--- BEGIN Recorded information ---

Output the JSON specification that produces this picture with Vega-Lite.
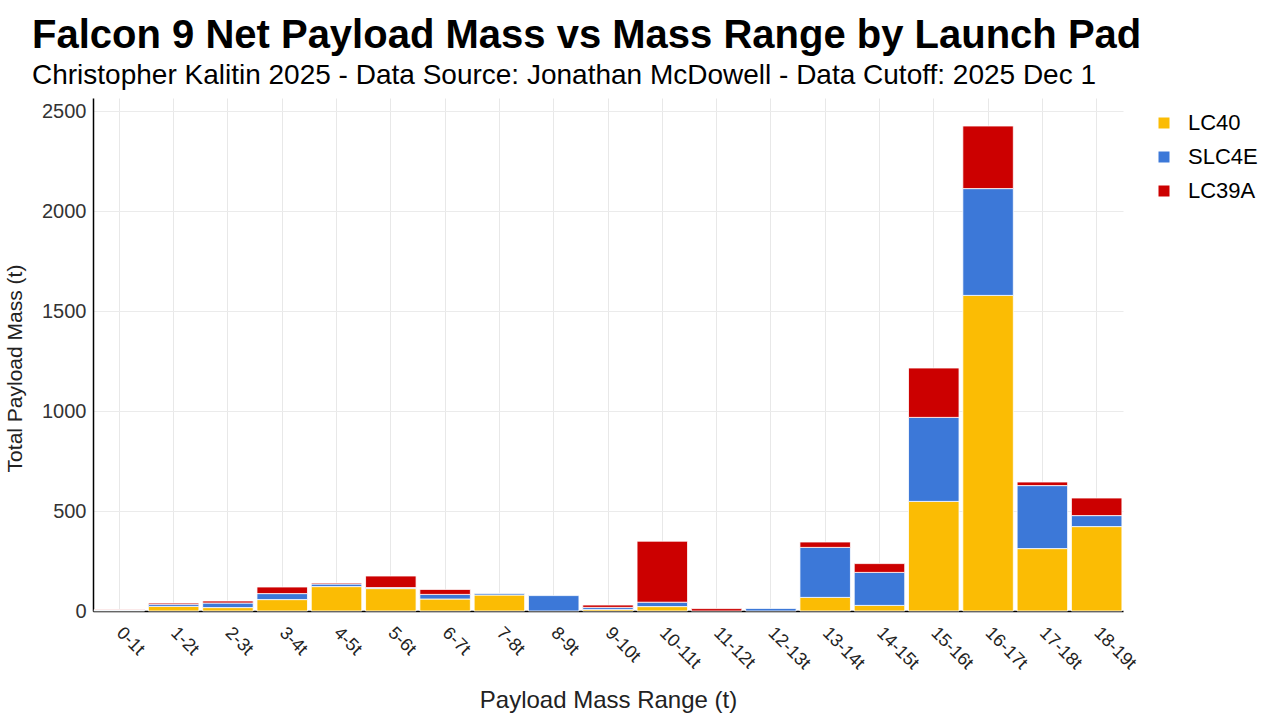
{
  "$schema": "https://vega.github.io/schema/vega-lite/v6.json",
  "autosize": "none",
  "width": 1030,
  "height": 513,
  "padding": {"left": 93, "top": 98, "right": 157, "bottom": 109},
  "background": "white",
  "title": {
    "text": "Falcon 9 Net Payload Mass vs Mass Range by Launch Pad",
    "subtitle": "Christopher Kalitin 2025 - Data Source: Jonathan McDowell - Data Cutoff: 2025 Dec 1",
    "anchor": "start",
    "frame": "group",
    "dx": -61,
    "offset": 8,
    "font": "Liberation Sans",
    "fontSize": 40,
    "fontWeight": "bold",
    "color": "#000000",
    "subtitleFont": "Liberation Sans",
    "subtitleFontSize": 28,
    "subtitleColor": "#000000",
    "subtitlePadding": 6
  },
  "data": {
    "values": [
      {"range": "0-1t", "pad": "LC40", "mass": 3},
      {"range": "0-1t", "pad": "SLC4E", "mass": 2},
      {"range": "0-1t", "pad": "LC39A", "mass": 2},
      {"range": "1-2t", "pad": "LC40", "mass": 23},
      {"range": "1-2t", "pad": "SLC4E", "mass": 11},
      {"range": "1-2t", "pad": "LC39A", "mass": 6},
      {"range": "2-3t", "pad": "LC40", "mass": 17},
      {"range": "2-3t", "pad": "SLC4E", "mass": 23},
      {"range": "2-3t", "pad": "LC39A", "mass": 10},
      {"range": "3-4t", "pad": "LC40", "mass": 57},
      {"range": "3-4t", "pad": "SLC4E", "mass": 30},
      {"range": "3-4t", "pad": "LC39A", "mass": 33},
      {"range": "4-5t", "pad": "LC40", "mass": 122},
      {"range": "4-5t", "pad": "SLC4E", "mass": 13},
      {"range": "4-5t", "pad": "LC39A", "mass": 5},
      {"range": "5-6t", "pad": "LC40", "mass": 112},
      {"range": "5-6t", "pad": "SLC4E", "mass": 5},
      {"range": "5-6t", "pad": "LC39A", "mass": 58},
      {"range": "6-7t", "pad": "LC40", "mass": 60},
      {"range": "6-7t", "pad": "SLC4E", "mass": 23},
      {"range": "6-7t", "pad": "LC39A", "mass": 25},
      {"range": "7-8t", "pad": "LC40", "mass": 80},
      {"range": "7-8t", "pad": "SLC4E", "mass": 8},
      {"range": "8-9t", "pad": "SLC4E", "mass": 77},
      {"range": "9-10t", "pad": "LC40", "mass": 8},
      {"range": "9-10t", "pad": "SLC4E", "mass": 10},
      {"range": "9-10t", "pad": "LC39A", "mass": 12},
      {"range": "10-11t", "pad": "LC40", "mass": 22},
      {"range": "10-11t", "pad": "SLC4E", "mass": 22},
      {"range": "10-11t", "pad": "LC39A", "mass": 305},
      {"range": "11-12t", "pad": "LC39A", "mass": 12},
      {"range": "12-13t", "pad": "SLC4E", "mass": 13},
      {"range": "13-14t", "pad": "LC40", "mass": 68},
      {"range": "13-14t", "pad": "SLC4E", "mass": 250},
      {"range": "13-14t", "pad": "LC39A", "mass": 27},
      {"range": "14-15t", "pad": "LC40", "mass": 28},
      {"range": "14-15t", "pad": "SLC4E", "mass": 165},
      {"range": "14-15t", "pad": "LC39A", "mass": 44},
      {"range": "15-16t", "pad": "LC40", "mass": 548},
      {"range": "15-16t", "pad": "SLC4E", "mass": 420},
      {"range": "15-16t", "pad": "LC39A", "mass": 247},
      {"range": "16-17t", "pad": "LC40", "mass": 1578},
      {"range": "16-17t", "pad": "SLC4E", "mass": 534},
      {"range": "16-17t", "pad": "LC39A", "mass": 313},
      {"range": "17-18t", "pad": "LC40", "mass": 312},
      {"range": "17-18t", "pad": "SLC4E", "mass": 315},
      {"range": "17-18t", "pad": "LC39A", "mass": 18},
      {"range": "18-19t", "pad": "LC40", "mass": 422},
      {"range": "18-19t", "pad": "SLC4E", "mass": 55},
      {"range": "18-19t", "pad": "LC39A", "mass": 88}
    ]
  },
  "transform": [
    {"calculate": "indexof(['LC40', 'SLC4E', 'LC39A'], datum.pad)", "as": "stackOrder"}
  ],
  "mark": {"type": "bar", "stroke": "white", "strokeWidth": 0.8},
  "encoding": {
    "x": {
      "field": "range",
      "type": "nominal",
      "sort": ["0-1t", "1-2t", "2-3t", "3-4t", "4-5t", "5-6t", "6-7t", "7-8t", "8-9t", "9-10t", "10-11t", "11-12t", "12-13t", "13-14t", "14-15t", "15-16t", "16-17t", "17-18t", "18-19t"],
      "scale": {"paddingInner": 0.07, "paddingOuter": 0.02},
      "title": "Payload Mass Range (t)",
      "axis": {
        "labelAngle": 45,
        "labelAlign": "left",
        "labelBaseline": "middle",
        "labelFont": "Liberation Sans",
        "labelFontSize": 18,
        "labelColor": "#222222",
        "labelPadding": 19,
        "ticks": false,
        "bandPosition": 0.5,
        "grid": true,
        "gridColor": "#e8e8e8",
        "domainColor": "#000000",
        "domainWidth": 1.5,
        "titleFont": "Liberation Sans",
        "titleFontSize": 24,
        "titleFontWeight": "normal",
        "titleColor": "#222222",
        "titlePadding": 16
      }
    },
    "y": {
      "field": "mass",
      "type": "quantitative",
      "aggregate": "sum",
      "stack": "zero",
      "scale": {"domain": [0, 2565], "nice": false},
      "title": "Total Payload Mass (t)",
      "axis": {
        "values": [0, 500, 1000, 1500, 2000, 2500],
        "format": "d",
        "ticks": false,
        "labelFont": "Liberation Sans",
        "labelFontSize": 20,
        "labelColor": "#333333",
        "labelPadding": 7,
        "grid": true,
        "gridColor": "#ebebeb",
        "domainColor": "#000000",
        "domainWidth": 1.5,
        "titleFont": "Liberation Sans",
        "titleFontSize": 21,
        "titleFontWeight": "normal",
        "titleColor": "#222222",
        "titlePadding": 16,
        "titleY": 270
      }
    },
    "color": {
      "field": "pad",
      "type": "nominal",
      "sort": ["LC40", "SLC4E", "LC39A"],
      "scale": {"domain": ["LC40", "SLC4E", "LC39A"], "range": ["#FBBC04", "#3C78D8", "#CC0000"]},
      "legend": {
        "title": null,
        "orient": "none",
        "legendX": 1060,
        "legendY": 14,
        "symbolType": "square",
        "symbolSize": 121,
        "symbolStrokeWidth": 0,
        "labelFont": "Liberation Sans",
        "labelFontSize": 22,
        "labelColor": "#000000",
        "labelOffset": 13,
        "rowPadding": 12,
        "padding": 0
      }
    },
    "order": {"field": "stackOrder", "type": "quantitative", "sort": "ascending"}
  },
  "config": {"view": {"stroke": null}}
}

--- END Recorded information ---
--- BEGIN Recorded information ---

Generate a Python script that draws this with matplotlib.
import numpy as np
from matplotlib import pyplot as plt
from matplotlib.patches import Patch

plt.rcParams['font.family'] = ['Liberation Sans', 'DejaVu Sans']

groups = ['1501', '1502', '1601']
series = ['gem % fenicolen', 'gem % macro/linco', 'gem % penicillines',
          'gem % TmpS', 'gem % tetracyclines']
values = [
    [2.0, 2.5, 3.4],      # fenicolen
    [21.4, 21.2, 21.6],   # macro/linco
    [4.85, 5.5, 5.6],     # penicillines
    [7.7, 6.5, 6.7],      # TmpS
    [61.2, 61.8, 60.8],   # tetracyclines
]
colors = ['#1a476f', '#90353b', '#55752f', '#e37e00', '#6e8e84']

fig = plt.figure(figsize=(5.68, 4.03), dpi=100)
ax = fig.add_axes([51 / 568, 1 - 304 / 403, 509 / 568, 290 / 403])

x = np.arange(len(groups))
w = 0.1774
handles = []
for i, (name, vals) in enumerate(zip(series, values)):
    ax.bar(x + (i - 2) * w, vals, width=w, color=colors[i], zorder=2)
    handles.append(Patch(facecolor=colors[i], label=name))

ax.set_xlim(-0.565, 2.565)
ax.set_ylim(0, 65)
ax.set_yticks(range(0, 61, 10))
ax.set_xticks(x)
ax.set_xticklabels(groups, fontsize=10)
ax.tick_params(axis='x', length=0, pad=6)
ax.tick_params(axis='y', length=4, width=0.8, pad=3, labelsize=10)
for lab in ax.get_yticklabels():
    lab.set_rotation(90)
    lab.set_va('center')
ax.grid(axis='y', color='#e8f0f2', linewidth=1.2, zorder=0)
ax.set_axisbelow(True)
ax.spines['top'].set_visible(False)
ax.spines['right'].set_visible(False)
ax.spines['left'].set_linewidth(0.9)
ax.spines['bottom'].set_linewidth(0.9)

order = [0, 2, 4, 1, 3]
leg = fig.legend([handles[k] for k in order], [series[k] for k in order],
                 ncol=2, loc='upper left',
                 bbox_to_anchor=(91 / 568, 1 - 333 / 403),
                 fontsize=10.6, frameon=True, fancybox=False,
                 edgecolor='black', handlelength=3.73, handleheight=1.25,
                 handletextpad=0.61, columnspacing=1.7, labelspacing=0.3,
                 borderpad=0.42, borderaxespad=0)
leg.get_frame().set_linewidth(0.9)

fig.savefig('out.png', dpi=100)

--- END Recorded information ---

What the exercise asks:
Only the number is needed: state how many lines in the listing contain "matplotlib".

Worked solution:
3